By 1230 the preceptory had also gained the churches at Marnham and Sibthorpe, as their right to them was confirmed in that year by Walter de Gray, Archbishop of York.

===Later history===
In 1338 the preceptory is recorded as having an annual income of £85 8s. 8d. and outgoings of £77 7s. At the time there were only two knights in residence (one of whom was Preceptor).

Ossington controlled Winkburn Camera.

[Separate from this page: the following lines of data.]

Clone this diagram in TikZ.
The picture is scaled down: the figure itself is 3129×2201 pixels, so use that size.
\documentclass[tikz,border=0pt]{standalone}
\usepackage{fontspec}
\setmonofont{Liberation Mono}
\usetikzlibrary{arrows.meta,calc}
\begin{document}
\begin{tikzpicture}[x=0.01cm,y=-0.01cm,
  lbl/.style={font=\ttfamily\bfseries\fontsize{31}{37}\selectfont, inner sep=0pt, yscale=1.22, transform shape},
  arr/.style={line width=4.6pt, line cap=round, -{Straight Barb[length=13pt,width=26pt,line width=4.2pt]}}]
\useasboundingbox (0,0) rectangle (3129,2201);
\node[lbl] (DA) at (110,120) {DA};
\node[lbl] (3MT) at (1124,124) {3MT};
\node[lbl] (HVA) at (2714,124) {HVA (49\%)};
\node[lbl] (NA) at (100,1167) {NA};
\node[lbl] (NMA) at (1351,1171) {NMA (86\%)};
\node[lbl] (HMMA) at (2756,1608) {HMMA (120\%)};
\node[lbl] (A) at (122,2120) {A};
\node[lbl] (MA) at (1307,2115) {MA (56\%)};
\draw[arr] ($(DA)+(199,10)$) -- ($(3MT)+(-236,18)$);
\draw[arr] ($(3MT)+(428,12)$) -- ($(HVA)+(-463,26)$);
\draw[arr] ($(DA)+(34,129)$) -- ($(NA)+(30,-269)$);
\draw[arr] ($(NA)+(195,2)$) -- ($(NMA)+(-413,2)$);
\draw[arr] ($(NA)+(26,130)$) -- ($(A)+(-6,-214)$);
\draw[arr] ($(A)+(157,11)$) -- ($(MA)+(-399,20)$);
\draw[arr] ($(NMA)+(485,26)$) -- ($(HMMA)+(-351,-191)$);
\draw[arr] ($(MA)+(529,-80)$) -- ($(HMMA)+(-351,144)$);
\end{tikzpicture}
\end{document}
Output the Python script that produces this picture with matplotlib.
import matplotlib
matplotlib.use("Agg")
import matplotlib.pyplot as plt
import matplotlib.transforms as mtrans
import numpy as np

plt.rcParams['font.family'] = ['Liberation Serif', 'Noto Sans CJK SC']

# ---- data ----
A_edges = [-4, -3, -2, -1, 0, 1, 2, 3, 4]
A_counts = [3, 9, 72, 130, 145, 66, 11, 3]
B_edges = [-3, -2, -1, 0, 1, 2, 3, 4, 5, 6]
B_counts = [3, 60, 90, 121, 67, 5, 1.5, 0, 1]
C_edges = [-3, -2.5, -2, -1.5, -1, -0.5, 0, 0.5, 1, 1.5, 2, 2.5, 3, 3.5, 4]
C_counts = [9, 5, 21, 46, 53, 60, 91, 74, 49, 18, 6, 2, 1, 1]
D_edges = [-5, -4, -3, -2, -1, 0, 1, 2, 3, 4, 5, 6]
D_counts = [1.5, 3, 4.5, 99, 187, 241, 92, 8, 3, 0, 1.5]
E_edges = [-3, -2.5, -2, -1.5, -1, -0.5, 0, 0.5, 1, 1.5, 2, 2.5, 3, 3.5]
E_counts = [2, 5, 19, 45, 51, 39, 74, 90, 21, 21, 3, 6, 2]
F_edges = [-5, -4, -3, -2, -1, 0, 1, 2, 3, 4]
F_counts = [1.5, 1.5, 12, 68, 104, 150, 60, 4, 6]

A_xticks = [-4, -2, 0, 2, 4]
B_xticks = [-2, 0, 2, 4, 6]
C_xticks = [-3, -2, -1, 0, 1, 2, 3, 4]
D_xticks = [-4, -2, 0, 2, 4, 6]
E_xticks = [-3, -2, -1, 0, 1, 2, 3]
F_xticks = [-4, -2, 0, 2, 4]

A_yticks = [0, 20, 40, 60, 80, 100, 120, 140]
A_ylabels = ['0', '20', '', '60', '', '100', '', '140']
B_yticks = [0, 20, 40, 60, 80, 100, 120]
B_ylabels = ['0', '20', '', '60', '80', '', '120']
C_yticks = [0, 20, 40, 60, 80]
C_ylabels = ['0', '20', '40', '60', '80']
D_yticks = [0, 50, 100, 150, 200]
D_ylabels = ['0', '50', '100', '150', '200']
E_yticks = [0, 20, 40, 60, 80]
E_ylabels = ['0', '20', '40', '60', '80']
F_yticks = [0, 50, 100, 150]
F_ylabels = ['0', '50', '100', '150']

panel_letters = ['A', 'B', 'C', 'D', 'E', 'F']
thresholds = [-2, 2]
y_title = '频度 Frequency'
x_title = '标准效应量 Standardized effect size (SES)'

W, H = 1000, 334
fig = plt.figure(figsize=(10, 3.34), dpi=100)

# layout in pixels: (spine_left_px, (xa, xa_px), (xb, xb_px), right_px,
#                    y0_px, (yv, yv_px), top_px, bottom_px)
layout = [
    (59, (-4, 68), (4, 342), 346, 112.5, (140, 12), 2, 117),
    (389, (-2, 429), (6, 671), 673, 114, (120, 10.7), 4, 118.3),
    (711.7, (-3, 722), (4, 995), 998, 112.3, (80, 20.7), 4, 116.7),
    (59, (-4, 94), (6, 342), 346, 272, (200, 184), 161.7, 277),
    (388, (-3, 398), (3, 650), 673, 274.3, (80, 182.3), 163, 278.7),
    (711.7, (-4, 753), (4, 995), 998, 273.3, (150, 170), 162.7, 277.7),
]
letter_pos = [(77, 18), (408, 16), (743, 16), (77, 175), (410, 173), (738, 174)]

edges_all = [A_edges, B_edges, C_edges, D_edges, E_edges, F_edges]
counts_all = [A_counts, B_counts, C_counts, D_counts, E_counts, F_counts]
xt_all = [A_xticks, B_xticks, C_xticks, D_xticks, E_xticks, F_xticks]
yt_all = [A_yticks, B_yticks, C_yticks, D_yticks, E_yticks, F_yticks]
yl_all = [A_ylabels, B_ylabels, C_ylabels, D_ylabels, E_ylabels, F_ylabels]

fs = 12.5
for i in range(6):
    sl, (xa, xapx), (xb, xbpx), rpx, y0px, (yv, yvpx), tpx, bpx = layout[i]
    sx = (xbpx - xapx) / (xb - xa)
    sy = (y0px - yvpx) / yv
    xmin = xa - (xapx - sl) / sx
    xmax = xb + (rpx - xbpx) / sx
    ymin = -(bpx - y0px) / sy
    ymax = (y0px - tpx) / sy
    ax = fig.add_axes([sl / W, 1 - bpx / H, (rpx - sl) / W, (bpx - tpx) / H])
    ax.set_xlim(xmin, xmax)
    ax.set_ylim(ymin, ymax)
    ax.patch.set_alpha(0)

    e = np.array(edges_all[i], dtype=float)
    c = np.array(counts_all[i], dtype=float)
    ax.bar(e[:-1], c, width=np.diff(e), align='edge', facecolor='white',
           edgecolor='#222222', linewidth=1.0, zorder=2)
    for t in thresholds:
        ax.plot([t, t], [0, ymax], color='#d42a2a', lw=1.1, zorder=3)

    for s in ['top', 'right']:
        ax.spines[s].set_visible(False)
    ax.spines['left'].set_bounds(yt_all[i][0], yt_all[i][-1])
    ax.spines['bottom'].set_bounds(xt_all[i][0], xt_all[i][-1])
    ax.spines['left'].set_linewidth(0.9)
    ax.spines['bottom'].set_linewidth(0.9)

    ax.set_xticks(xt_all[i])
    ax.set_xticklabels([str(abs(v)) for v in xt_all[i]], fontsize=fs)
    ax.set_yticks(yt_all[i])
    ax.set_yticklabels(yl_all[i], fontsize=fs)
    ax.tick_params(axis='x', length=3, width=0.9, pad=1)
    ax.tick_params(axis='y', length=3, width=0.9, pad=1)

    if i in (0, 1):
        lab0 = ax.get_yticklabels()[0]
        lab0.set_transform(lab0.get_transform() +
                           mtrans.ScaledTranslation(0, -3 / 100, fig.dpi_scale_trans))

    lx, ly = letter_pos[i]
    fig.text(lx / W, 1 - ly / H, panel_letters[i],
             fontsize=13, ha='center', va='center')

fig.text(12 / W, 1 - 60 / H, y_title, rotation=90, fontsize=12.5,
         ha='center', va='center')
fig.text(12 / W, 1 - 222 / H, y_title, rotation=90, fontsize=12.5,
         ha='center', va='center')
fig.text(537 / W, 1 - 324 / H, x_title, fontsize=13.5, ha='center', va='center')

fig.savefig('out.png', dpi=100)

A camera is "A residence used during short visits by an official and attendants of the Knights Hospitallers for administrative purposes on their estates."

In 1382 Ossington Preceptory was merged with the larger Newland Preceptory in Yorkshire.

===Dissolution===
In the Valor Ecclesiasticus of 1534 "Ossington Bailiwick" is listed as generating £20 annually for Newland; Winkburn generated £19.

The preceptory was dissolved in 1534 as part of King Henry VIII's dissolution of the monasteries.

==After Dissolution==
In 1782 Holy Rood Church, Ossington was built. It is thought to stand on, or very near to, the original site of the Preceptory church.